If individual TV programs aren’t holding the attention of kids the way they used to, computers, video games and other products with electronic components certainly are. According to NPD, sales of video games increased by 24% for 1998, pushing total sales up from US$5.1 billion to US$6.3 billion. In its 1998 Roper Youth Report, the New York City-based market research company Roper Starch Worldwide found that 32% of kids ages six to seven that it had surveyed had a video game system in their room, and 28% of them already owned a handheld video game system. The sharp graphics and hi-tech features of both make the play values of board games and action figures quaint by comparison. Also, video games and handhelds confer upon users a certain amount of coolness that traditional toys cannot.

‘There’s definitely a social stigma to playing with toys. Kids feel a little embarrassed to admit that they play with dolls, [for example],’says the Zandl Group’s Leonard. In its research on this matter, Zandl, which counts Mattel as one of its clients, interviewed 500 boys and 500 girls ages six to 17 in focus groups, but discovered through one-on-one questioning that more kids were playing with dolls and action figures than had originally let on in the focus groups. ‘I think there are a lot of closet Barbie users out there,’ he says.
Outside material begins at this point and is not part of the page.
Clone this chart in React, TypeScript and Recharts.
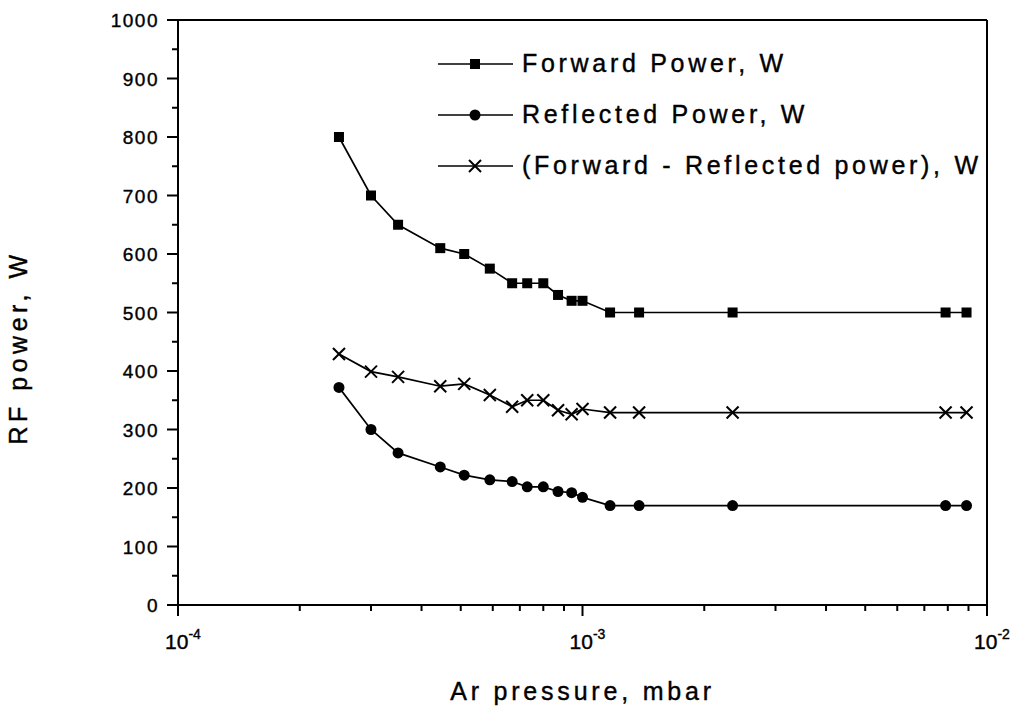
import { LineChart, Line, XAxis, YAxis, ReferenceLine } from 'recharts';

// Ar pressure, mbar
const pressure = [2.5e-4, 3.0e-4, 3.5e-4, 4.45e-4, 5.1e-4, 5.9e-4, 6.7e-4, 7.3e-4, 8.0e-4, 8.7e-4, 9.4e-4, 1.0e-3, 1.17e-3, 1.38e-3, 2.35e-3, 7.9e-3, 8.9e-3];
// RF power, W
const forward = [800, 700, 650, 610, 600, 575, 550, 550, 550, 530, 520, 520, 500, 500, 500, 500, 500];
const reflected = [372, 300, 260, 236, 222, 214, 211, 202, 202, 194, 192, 184, 170, 170, 170, 170, 170];
const difference = [429, 399, 390, 374, 378, 359, 339, 350, 350, 333, 326, 335, 329, 329, 329, 329, 329];

const xMajor = [1e-4, 1e-3, 1e-2];
const xMinor = [2e-4, 3e-4, 4e-4, 5e-4, 6e-4, 7e-4, 8e-4, 9e-4, 2e-3, 3e-3, 4e-3, 5e-3, 6e-3, 7e-3, 8e-3, 9e-3];
const xExponents = ['-4', '-3', '-2'];
const yTicks = [0, 50, 100, 150, 200, 250, 300, 350, 400, 450, 500, 550, 600, 650, 700, 750, 800, 850, 900, 950, 1000];

const seriesNames = ['Forward Power, W', 'Reflected Power, W', '(Forward - Reflected power), W'];
const seriesKeys = ['forward', 'reflected', 'difference'];
const seriesShapes = ['square', 'circle', 'cross'];

const data = pressure.map((p, i) => ({ p, forward: forward[i], reflected: reflected[i], difference: difference[i] }));

const FONT = 'Arial, "Liberation Sans", sans-serif';
const INK = '#000';

function Marker({ shape, cx, cy }: { shape: string; cx: number; cy: number }) {
  if (shape === 'square') return <rect x={cx - 5} y={cy - 5} width={10} height={10} fill={INK} />;
  if (shape === 'circle') return <circle cx={cx} cy={cy} r={5.5} fill={INK} />;
  return (
    <g stroke={INK} strokeWidth={2}>
      <line x1={cx - 6} y1={cy - 6} x2={cx + 6} y2={cy + 6} />
      <line x1={cx - 6} y1={cy + 6} x2={cx + 6} y2={cy - 6} />
    </g>
  );
}

function XTick({ x, y, payload }: any) {
  const i = xMajor.indexOf(payload.value);
  const major = i >= 0;
  return (
    <g>
      <line x1={x} y1={y} x2={x} y2={y + (major ? 11 : 6)} stroke={INK} strokeWidth={2} />
      {major && (
        <text x={x + 5} y={y + 44} textAnchor="middle" fontFamily={FONT} fontSize={21} fill={INK} stroke={INK} strokeWidth={0.4}>
          10<tspan dy={-10} fontSize={14}>{xExponents[i]}</tspan>
        </text>
      )}
    </g>
  );
}

function YTick({ x, y, payload }: any) {
  const major = payload.value % 100 === 0;
  return (
    <g>
      <line x1={x} y1={y} x2={x - (major ? 11 : 6)} y2={y} stroke={INK} strokeWidth={2} />
      {major && (
        <text x={x - 19} y={y + 7} textAnchor="end" fontFamily={FONT} fontSize={19} letterSpacing={1.5} fill={INK} stroke={INK} strokeWidth={0.4}>
          {payload.value}
        </text>
      )}
    </g>
  );
}

function LegendBox() {
  return (
    <div style={{ position: 'absolute', left: 438, top: 38, fontFamily: FONT }}>
      {seriesNames.map((name, i) => (
        <div key={name} style={{ display: 'flex', alignItems: 'center', height: 51 }}>
          <svg width={80} height={20} style={{ display: 'block' }}>
            <line x1={0} y1={10} x2={75} y2={10} stroke={INK} strokeWidth={1.5} />
            <Marker shape={seriesShapes[i]} cx={37} cy={10} />
          </svg>
          <span style={{ fontSize: 25, letterSpacing: 3.7, marginLeft: 4, color: INK, whiteSpace: 'nowrap', WebkitTextStroke: '0.4px #000' }}>{name}</span>
        </div>
      ))}
    </div>
  );
}

export default function App() {
  return (
    <div style={{ position: 'absolute', left: 0, top: 0, width: 1015, height: 708, background: '#fff' }}>
      <LineChart width={1015} height={708} data={data} margin={{ top: 20, right: 28, left: 0, bottom: 0 }}>
        <XAxis
          dataKey="p"
          type="number"
          scale="log"
          domain={[1e-4, 1e-2]}
          allowDataOverflow
          ticks={[...xMajor, ...xMinor]}
          interval={0}
          height={103}
          tick={<XTick />}
          tickLine={false}
          tickSize={0}
          tickMargin={0}
          axisLine={{ stroke: INK, strokeWidth: 2 }}
          label={{ value: 'Ar pressure, mbar', position: 'insideBottom', offset: 8, fontFamily: FONT, fontSize: 25, letterSpacing: 3.8, fill: INK, stroke: INK, strokeWidth: 0.4 }}
        />
        <YAxis
          type="number"
          domain={[0, 1000]}
          ticks={yTicks}
          interval={0}
          width={178}
          tick={<YTick />}
          tickLine={false}
          tickSize={0}
          tickMargin={0}
          axisLine={{ stroke: INK, strokeWidth: 2 }}
          label={{ value: 'RF power, W', angle: -90, position: 'insideLeft', offset: 18, dy: 35, fontFamily: FONT, fontSize: 25, letterSpacing: 4.5, fill: INK, stroke: INK, strokeWidth: 0.4, style: { textAnchor: 'middle' } }}
        />
        <ReferenceLine y={1000} stroke={INK} strokeWidth={2} />
        <ReferenceLine x={1e-2} stroke={INK} strokeWidth={2} />
        {seriesKeys.map((k, i) => (
          <Line
            key={k}
            dataKey={k}
            type="linear"
            stroke={INK}
            strokeWidth={1.7}
            isAnimationActive={false}
            dot={(props: any) => <Marker key={`${k}-${props.index}`} shape={seriesShapes[i]} cx={props.cx} cy={props.cy} />}
            activeDot={false}
          />
        ))}
      </LineChart>
      <LegendBox />
    </div>
  );
}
Nevertheless, kids are interpreting playing with toys to equal an activity that is better suited for, well, children. At the same time, they see video games and electronic handhelds as an acceptable, more mature alternative. Manufacturers and retailers are slowly altering their products and their offerings accordingly.

Industry giants like Hasbro and Mattel have embarked on similar paths, moving their well-established brands into the categories of software and electronics. Mattel has leveraged Barbie into a number of software titles, as sales of the dolls reportedly sank for 1998.
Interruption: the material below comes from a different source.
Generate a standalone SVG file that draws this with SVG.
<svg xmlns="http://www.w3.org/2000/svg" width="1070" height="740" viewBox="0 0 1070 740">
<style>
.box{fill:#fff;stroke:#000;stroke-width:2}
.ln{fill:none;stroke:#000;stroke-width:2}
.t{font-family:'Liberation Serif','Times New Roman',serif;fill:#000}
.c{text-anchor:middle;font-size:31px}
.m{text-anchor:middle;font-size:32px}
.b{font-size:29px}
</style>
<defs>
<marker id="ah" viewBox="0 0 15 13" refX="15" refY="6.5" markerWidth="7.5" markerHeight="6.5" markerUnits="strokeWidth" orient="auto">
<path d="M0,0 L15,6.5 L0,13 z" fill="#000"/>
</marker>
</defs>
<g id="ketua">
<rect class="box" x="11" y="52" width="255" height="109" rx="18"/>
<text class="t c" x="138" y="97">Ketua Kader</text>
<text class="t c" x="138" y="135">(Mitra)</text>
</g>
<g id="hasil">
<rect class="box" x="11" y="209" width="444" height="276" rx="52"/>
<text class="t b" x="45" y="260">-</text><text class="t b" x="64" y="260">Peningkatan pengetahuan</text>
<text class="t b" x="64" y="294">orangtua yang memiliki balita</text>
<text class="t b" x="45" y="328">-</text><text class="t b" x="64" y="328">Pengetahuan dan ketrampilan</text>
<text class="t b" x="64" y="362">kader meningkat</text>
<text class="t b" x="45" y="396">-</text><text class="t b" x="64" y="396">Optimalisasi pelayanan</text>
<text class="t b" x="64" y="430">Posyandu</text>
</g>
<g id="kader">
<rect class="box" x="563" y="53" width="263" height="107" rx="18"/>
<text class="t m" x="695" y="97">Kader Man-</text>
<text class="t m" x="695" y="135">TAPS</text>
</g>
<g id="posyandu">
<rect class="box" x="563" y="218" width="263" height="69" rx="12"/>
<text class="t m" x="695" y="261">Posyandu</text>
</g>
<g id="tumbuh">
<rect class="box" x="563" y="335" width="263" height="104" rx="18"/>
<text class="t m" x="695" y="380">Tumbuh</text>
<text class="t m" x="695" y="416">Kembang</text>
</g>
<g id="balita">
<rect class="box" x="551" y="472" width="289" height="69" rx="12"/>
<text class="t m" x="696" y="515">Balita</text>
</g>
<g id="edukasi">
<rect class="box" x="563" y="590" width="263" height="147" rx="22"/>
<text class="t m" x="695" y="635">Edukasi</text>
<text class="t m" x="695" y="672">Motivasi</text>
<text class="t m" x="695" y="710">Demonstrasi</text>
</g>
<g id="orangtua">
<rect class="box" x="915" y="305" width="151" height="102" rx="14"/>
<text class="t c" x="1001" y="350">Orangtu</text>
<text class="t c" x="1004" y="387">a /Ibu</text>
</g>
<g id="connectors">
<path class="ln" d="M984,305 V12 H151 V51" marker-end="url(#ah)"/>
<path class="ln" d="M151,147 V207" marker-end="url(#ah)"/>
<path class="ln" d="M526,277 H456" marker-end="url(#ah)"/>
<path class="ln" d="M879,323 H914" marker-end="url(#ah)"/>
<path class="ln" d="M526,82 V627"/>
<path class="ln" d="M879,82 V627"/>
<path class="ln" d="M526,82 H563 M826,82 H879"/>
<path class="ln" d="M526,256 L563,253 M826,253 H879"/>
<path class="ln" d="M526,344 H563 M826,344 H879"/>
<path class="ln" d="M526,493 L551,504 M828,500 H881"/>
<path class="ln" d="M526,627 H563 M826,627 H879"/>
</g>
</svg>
Likewise, Hasbro has developed CD-ROM titles for its well-known board game Monopoly, in addition to licensing Monopoly apparel and a Monopoly café, which opened in the FAO Schwarz store in Las Vegas in the fall of `97. ‘It all boils down to increased entertainment choices for both kids and adults,’ says Ginger Kent, president of global brand marketing and product development at Hasbro. ‘Rather than defining the issue as age compression, we view it as expanded choices for leisure time. Tomorrow’s successful companies will [be the ones that] successfully integrate technology and innovation into their product mix.’

To that end, last Toy Fair, Hasbro acquired Tiger Electronics, whose expertise in electronic interactive products helped bring to market what can be deemed as the year’s only certifiable toy hit, Furby. In December, Mattel followed suit, purchasing the second-largest educational software producer, The Learning Company. Last September, Toys `R’ Us announced its intention to introduce another retrofit, the C3 format, which would see the retailer dedicate more floor space to electronics and kids apparel and less room to toys.
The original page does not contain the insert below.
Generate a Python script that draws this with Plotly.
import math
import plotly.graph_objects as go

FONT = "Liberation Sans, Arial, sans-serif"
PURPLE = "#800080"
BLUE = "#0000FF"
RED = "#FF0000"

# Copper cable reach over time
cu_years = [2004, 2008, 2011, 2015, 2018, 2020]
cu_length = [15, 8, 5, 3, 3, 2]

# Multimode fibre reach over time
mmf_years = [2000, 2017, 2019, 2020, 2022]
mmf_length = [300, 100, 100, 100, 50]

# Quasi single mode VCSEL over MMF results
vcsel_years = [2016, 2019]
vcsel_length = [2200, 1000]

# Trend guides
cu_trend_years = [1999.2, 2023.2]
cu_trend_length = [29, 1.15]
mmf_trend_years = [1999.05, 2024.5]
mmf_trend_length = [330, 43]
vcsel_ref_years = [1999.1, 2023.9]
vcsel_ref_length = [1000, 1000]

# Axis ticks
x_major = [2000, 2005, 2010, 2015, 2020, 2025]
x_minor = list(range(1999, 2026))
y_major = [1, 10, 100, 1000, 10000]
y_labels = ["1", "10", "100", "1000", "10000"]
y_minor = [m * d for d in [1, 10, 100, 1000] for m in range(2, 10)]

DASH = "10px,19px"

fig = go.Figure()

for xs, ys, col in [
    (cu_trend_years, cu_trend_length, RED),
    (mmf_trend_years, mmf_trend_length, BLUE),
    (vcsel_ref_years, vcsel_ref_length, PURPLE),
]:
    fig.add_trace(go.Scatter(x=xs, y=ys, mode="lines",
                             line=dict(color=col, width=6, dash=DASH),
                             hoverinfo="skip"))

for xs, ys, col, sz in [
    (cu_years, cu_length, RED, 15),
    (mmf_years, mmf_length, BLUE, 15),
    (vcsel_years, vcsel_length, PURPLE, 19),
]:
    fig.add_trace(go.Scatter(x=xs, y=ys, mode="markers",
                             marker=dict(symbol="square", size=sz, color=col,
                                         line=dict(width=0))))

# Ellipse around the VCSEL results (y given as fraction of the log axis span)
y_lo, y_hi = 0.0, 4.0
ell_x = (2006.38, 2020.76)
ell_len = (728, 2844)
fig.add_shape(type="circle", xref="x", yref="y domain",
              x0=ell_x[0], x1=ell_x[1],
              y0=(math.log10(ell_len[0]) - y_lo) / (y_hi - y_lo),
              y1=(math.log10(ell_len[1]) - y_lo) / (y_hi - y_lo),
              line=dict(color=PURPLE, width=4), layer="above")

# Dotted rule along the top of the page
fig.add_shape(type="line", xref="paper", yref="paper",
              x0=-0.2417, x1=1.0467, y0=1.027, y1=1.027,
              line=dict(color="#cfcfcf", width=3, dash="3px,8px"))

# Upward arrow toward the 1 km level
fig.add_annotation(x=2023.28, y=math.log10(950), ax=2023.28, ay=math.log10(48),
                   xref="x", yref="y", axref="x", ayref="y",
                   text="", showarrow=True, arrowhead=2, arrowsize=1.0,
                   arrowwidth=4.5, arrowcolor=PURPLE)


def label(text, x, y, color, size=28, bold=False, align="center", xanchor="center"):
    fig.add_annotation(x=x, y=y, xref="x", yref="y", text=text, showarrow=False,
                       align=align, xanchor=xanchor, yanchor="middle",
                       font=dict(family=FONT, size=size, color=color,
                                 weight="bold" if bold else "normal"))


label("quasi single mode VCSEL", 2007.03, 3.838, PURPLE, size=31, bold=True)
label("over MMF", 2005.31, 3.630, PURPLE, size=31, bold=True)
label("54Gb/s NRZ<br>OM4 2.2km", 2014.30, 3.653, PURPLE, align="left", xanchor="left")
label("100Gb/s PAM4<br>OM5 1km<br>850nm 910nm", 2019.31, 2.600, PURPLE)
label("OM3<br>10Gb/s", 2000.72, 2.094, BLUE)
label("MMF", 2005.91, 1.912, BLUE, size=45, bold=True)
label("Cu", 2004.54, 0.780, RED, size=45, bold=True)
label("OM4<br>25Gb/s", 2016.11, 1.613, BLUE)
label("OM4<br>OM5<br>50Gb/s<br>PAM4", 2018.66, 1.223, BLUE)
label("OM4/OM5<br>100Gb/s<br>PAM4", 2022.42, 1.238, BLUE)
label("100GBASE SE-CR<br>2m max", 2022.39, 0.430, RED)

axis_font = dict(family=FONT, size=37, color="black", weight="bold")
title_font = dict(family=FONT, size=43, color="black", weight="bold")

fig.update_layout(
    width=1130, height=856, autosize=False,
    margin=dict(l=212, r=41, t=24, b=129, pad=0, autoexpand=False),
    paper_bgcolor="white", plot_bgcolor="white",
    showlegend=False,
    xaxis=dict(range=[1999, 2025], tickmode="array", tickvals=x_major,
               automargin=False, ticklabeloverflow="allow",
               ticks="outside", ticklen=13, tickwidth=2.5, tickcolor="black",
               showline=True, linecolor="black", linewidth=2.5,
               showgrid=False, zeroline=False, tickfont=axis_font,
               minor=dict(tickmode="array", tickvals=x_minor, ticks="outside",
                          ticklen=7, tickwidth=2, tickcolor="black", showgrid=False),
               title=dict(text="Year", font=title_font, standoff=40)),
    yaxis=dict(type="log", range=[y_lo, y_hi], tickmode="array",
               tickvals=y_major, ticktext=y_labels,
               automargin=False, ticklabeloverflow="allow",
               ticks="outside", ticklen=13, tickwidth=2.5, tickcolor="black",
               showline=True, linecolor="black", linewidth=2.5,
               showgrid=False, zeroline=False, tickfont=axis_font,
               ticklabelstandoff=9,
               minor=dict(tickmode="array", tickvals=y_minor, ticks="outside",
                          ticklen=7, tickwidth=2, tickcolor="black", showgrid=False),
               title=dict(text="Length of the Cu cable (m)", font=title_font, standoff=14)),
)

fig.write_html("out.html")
The industry isn’t abandoning traditional toys altogether, though. The solution most manufacturers are turning to is to fuse traditional toy forms with cutting-edge technologies. While Furby is the most recent example, other toys, like Playmates’ Amazing Amy, have also fared well. Released last August, Amazing Amy speaks 10,000 phrases, and like Furby, features time-based technology, which enables it to know when to wake up, eat and sleep.

‘Because Amy is smart and has an interactive element, we’re finding that the doll is skewing a little older for the category,’ says Gina Beebe, senior VP of marketing, girls toys, at Playmates. According to Beebe, girls seven to nine years of age are buying Amazing Amy, based on Playmates’ consumer tracking. Playmates will introduce Amy’s older sister, Ally, the next generation in the Amazing line, at Toy Fair. ‘Where Amy allows girls to play Mommy,’ says Beebe, ‘Ally will allow girls to interact with it as one would a best friend.’ As a result, she hopes, Playmates will retain an older girl demographic.

Another way the Costa Mesa, California-based company is trying to keep girls in the toy realm is by combining the interactive component with other product categories that appeal to girls’ aspirations to be older than they are. Best Friends Forever, Playmates’ next iteration of Nano pets, for instance, comes with a mascara pencil and other makeup items. For boys, Playmates is focusing on signing licenses for action figures based on characters in video games, such as Turok from Turok: Seeds of Evil and Lara Crosft from Tomb Raider. Playmates’ strategy-if they like the game, they’ll buy the action figure-is being tried by many toy manufacturers with different products. But whether techno-chic transference will occur across multiple categories is far from being money in the till. In fact, the reverse is just as likely to be true: there’s no guarantee that including electronics with traditional toys will deliver huge toy sales, says Dan Cooney, a former senior VP of marketing at Fisher-Price.

‘You’ve heard it said with respect to licensing-`you don’t just slap a license on a product, and then think you’ll have a great licensed product.’ I think it would be a mistake to do technology slapping, to throw lights and sounds on a toy that doesn’t need it,’ says Cooney, who now heads up Wink’n Blink’n & Nod, a West Seneca, New York-based manufacturer that makes electronic toys for preschoolers.

Toys `R’ Us’s Tabakin agrees. ‘I think that within every product category, you’re going to have innovation, and in some cases, it’s a great marriage between the innovation, the license and the toy itself. In some cases, a simple toy is still a great toy,’ he says.

So, if talking plush animals and 3-D graphics aren’t the answer to KAGOY, what is? So far, there is no answer, and that, says Tabakin, may not be such a bad thing. At the same time, he recognizes the challenge facing the industry to create and promote products that can engage a generation of kids who are better educated, more sophisticated and more discerning than ever.

‘It comes to the point where you had Jurassic Park, and then you had the Star Wars trilogy movies [that were released around the same time],’ says Tabakin, citing an analogy in the world of film, ‘and then kids say to themselves `well, what’s next? I need to be wowed. What’s the next wow?’ It’s sort of `a how can you top this’ mentality.’